• [MATERIAL PROVIDED]
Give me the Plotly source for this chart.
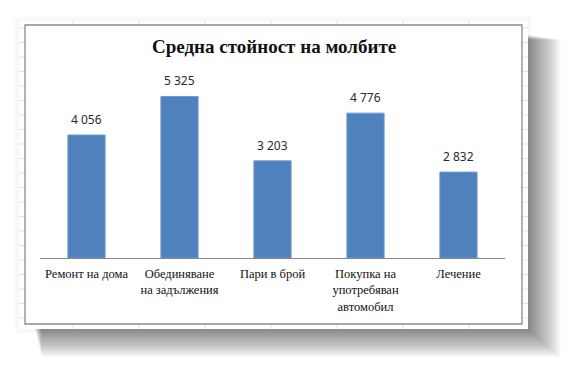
---
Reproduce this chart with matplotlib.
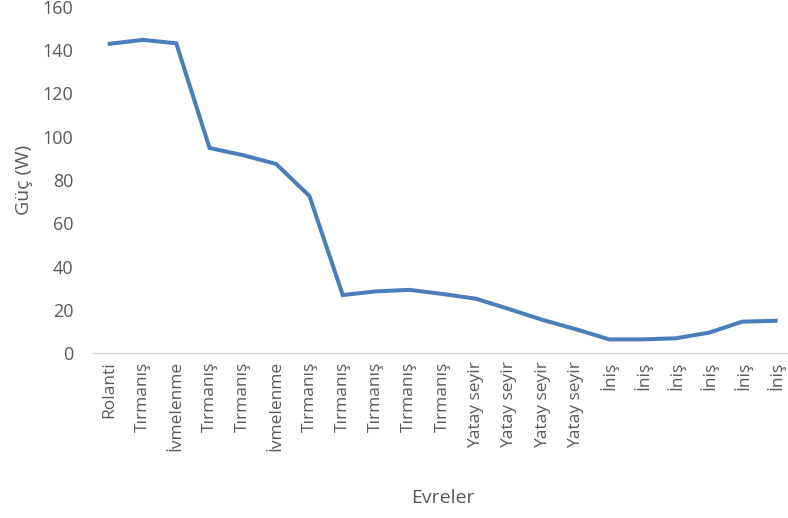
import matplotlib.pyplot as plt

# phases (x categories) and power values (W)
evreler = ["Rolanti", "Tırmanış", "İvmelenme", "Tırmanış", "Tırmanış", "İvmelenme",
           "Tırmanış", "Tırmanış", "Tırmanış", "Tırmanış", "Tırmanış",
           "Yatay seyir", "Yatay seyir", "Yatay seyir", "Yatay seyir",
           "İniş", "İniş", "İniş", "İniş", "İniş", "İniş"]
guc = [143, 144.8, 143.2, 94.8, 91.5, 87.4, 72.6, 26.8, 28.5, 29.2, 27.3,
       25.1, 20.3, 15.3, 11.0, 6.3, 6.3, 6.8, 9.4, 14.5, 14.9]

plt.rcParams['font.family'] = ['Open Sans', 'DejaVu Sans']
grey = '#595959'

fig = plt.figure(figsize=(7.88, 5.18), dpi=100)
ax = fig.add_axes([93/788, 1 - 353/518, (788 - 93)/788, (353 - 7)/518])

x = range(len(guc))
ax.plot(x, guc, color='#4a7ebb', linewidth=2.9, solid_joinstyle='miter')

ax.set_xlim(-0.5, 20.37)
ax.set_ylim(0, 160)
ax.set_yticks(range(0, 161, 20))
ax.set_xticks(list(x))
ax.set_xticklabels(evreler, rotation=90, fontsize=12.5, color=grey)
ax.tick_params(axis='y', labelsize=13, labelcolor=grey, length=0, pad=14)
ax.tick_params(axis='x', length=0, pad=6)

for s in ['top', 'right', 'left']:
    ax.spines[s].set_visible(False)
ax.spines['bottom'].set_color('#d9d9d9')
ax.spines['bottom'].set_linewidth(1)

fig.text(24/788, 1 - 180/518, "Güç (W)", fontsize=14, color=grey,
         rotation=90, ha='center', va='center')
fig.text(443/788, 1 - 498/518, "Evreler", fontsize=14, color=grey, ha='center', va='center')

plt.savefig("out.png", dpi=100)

• [PROBLEM REQUIREMENTS] Search the data for "chart" and list every line in which it occurs.

• [FINISHED EXERCISE]
Give me the Plotly source for this chart.
Reproduce this chart with matplotlib.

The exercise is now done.